Per tutti gli altri giovani studenti con una condizione di partenza più svantaggiata le strade sono due: o rimanere in Italia ad ingrossare le file dei disoccupati o dei precari (seppur siano riusciti ad ottenere anche un’alta preparazione formativa), oppure tentare la via dell’emigrazione in Germania, Francia ed Inghilterra finendo spesso a fare i lavapiatti o altri lavori estremamente dequalificati e comunque pagati pochissimo.
Quindi, allargando lo sguardo, le disuguaglianze che notiamo a livello della scuola e dell’università italiana derivano in realtà da un assetto europeo fondato su uno sviluppo diseguale in cui il nostro paese ha il ruolo di fornire manodopera qualificata ai paesi del centro e del nord.

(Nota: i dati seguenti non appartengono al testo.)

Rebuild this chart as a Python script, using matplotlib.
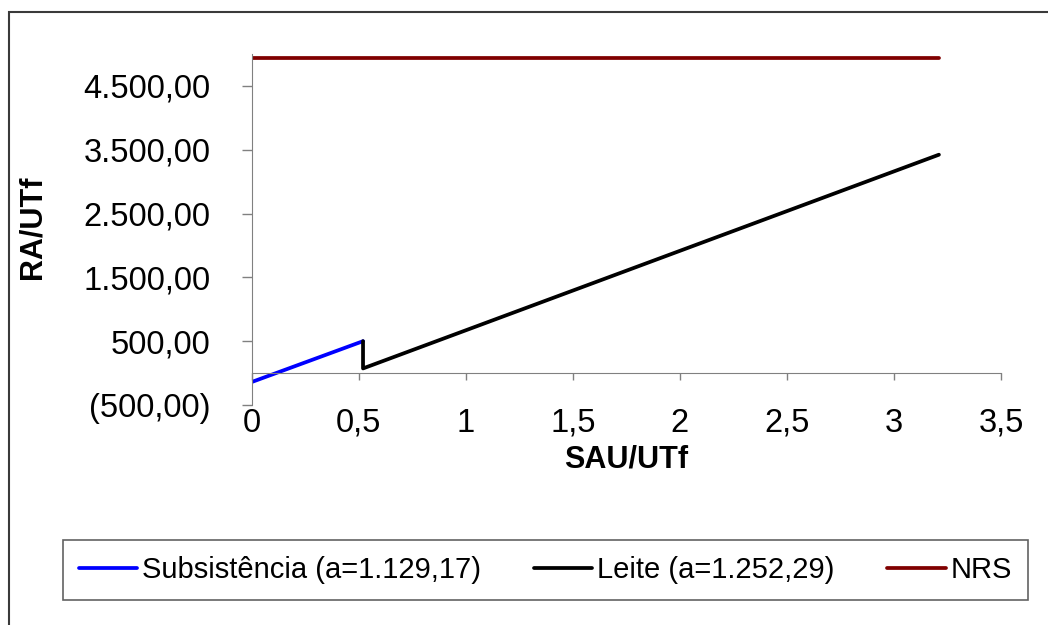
import matplotlib
matplotlib.use("Agg")
import matplotlib.pyplot as plt
from matplotlib.patches import Rectangle
from matplotlib.ticker import FuncFormatter

plt.rcParams['font.family'] = ['Liberation Sans', 'DejaVu Sans']

# Series endpoints (SAU/UTf, RA/UTf)
subs_x = [0.0, 0.52]
subs_y = [-140.0, 500.0]
leite_x = [0.52, 0.52, 3.21]
leite_y = [500.0, 73.0, 3422.0]
nrs_x = [0.0, 3.21]
nrs_y = [4937.0, 4937.0]

labels = ["Subsistência (a=1.129,17)", "Leite (a=1.252,29)", "NRS"]
colors = ["#0000FF", "#000000", "#800000"]

x_ticks = [0, 0.5, 1, 1.5, 2, 2.5, 3, 3.5]
y_ticks = [-500, 500, 1500, 2500, 3500, 4500]


def br_fmt(v, pos=None):
    s = f"{abs(v):,.2f}".replace(",", "X").replace(".", ",").replace("X", ".")
    return f"({s})" if v < 0 else s


def x_fmt(v, pos=None):
    return f"{v:g}".replace(".", ",")


W, H = 1048, 625
fig = plt.figure(figsize=(W / 100, H / 100), dpi=100)
fig.patch.set_facecolor("white")

# outer chart frame
fig.add_artist(Rectangle((9 / W, -0.1), 1.2, 1 - 12 / H + 0.1,
                         transform=fig.transFigure, fill=False,
                         edgecolor="#3a3a3a", lw=1.5))

left, right, top, bottom = 251.7, 1001, 54, 405
ax = fig.add_axes([left / W, 1 - bottom / H, (right - left) / W, (bottom - top) / H])

lw = 2.7
ax.plot(subs_x, subs_y, color=colors[0], lw=lw, label=labels[0], solid_capstyle="round")
ax.plot(leite_x, leite_y, color=colors[1], lw=lw, label=labels[1], solid_capstyle="round")
ax.plot(nrs_x, nrs_y, color=colors[2], lw=lw, label=labels[2], solid_capstyle="round")

ax.set_xlim(0, 3.5)
ax.set_ylim(-500, 5000)

for s in ("top", "right"):
    ax.spines[s].set_visible(False)
ax.spines["left"].set_color("#808080")
ax.spines["bottom"].set_color("#808080")
ax.spines["bottom"].set_position(("data", 0))

ax.set_yticks(y_ticks)
ax.yaxis.set_major_formatter(FuncFormatter(br_fmt))
ax.tick_params(axis="y", direction="out", length=7.5, width=1, color="#808080",
               pad=22, labelsize=23.5)

ax.set_xticks(x_ticks)
ax.tick_params(axis="x", direction="out", length=5, width=1, color="#808080",
               labelbottom=False)

# tick labels sit below the plot area, away from the zero line
sec = ax.secondary_xaxis("bottom")
sec.set_xticks(x_ticks)
sec.xaxis.set_major_formatter(FuncFormatter(x_fmt))
sec.spines["bottom"].set_visible(False)
sec.tick_params(axis="x", length=0, pad=2, labelsize=23.5)
sec.set_xlabel("SAU/UTf", fontsize=22, fontweight="bold", labelpad=4)

ax.set_ylabel("RA/UTf", fontsize=22, fontweight="bold")
ax.yaxis.set_label_coords(-0.273, 0.505)

leg = fig.legend(loc="center", bbox_to_anchor=(63 / W, 1 - 602 / H, 965 / W, 64 / H),
                 mode="expand", ncol=3, fontsize=21, frameon=True, fancybox=False,
                 edgecolor="#3a3a3a", handlelength=2.0, handletextpad=0.17,
                 columnspacing=1.6, borderpad=0.55, borderaxespad=0)
leg.get_frame().set_linewidth(1.2)

fig.savefig("out.png", dpi=100)
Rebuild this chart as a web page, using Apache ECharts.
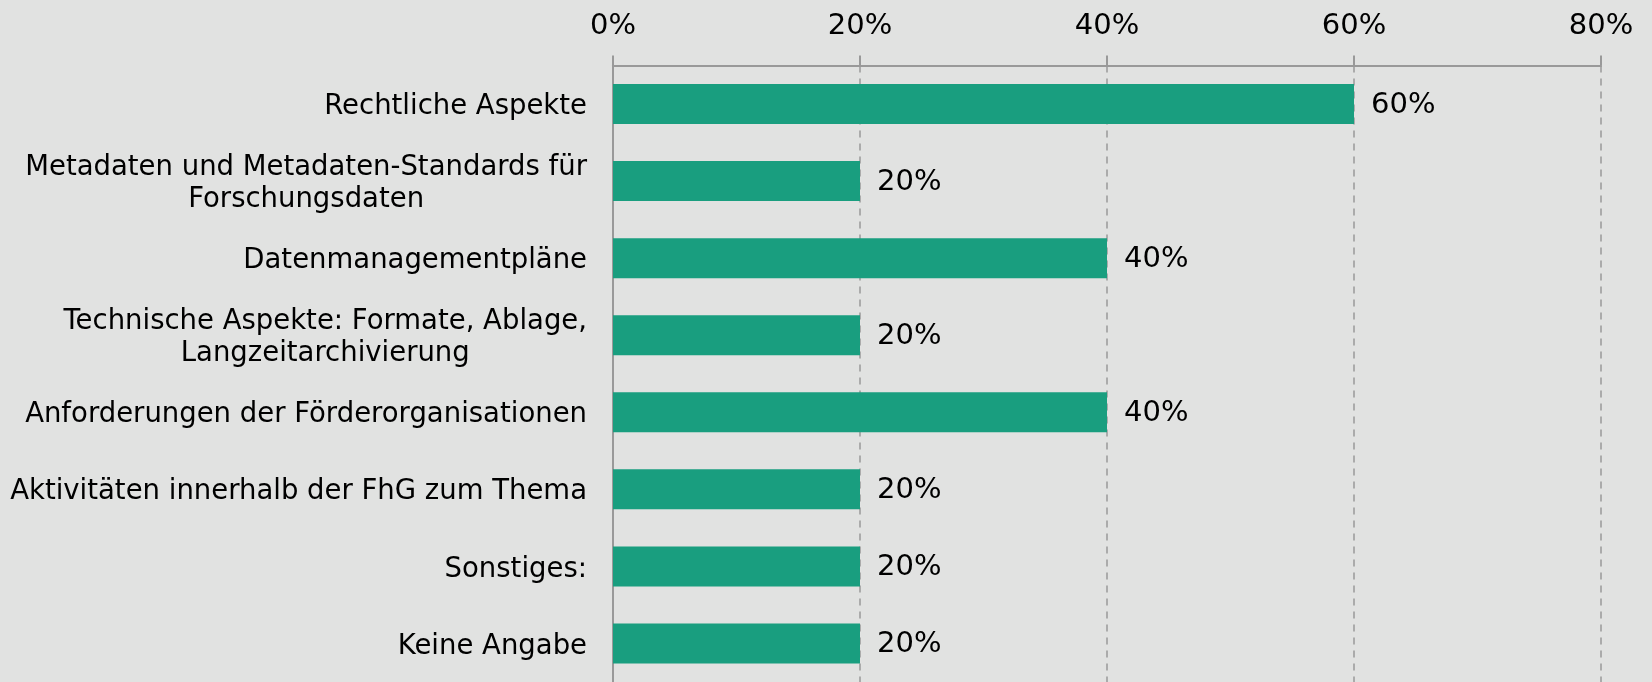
<!DOCTYPE html>
<html>
<head>
<meta charset="utf-8">
<script src="https://cdn.jsdelivr.net/npm/echarts@6/dist/echarts.min.js"></script>
<style>
html,body{margin:0;padding:0;background:#e1e2e1;}
#chart{width:1652px;height:682px;}
</style>
</head>
<body>
<div id="chart"></div>
<script>
const categories = [
  "Rechtliche Aspekte",
  "Metadaten und Metadaten-Standards für\nForschungsdaten",
  "Datenmanagementpläne",
  "Technische Aspekte: Formate, Ablage,\nLangzeitarchivierung",
  "Anforderungen der Förderorganisationen",
  "Aktivitäten innerhalb der FhG zum Thema",
  "Sonstiges:",
  "Keine Angabe"
];
const values = [60, 20, 40, 20, 40, 20, 20, 20];
const axisTicks = [0, 20, 40, 60, 80];

const FONT = 'DejaVu Sans';
const chart = echarts.init(document.getElementById('chart'));
chart.setOption({
  backgroundColor: '#e1e2e1',
  animation: false,
  grid: { left: 613, right: 51, top: 65.5, bottom: -4, containLabel: false },
  xAxis: {
    type: 'value',
    position: 'top',
    min: axisTicks[0],
    max: axisTicks[axisTicks.length - 1],
    interval: 20,
    axisLine: { show: true, lineStyle: { color: '#999999', width: 2 } },
    axisTick: { show: true, length: 10, lineStyle: { color: '#999999', width: 2 } },
    axisLabel: { formatter: '{value}%', color: '#000', fontFamily: FONT, fontSize: 29, margin: 25 },
    splitLine: { show: true, lineStyle: { color: '#999999', width: 1.5, type: [7, 6] } }
  },
  yAxis: {
    type: 'category',
    inverse: true,
    data: categories,
    axisLine: { show: true, lineStyle: { color: '#999999', width: 2 } },
    axisTick: { show: false },
    axisLabel: {
      margin: 26,
      align: 'right',
      color: '#000',
      fontFamily: FONT,
      fontSize: 27.5,
      lineHeight: 32,
      padding: [6, 0, 0, 0],
      formatter: function (v) { return v.split('\n').map(s => '{c|' + s + '}').join('\n'); },
      rich: { c: { align: 'center', fontFamily: FONT, fontSize: 27.5, lineHeight: 32, color: '#000' } }
    }
  },
  series: [{
    type: 'bar',
    data: values,
    barWidth: 40,
    itemStyle: { color: '#199e7f' },
    label: { show: true, position: 'right', distance: 17, formatter: '{c}%', color: '#000', fontFamily: FONT, fontSize: 29, offset: [0, 1] }
  }]
});
</script>
</body>
</html>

Per riuscire a primeggiare nella competizione globale è fondamentale, per la dirigenza dell’Unione Europea, avere un cosiddetto “capitale umano” molto qualificato capace di lavorare in ambiti come quello dello sviluppo e dell’innovazione tecnologica e industriale. Nei documenti riguardanti gli obiettivi strategici dell’Unione Europea viene spesso scritto che l’Unione Europea punta a diventare una delle economie della conoscenza più forti al mondo. Così diventa chiara l’importanza della formazione e dell’alta ricerca tanto che l’ultimo Programma Quadro sulla formazione a livello europeo è il più alto finanziamento mai stato stanziato dell’UE dalla sua nascita all’inizio degli anni ’90.
Dietro alla costruzione di una formazione classista sia a livello nazionale sia a livello europeo stanno gli interessi dei grandi gruppi industriali e dirigenti dell’Unione Europea che, attraverso lo sfruttamento dei risultati dell’alta ricerca, cercano di competere con le altre potenze globali. Pensiamo che il primo passo per ribaltare questo sistema sia quello di individuare i responsabili e creare strumenti d’analisi che ci aiutino a distinguere tra narrazione ideologica e realtà e tra interessi di pochi e interessi di molti.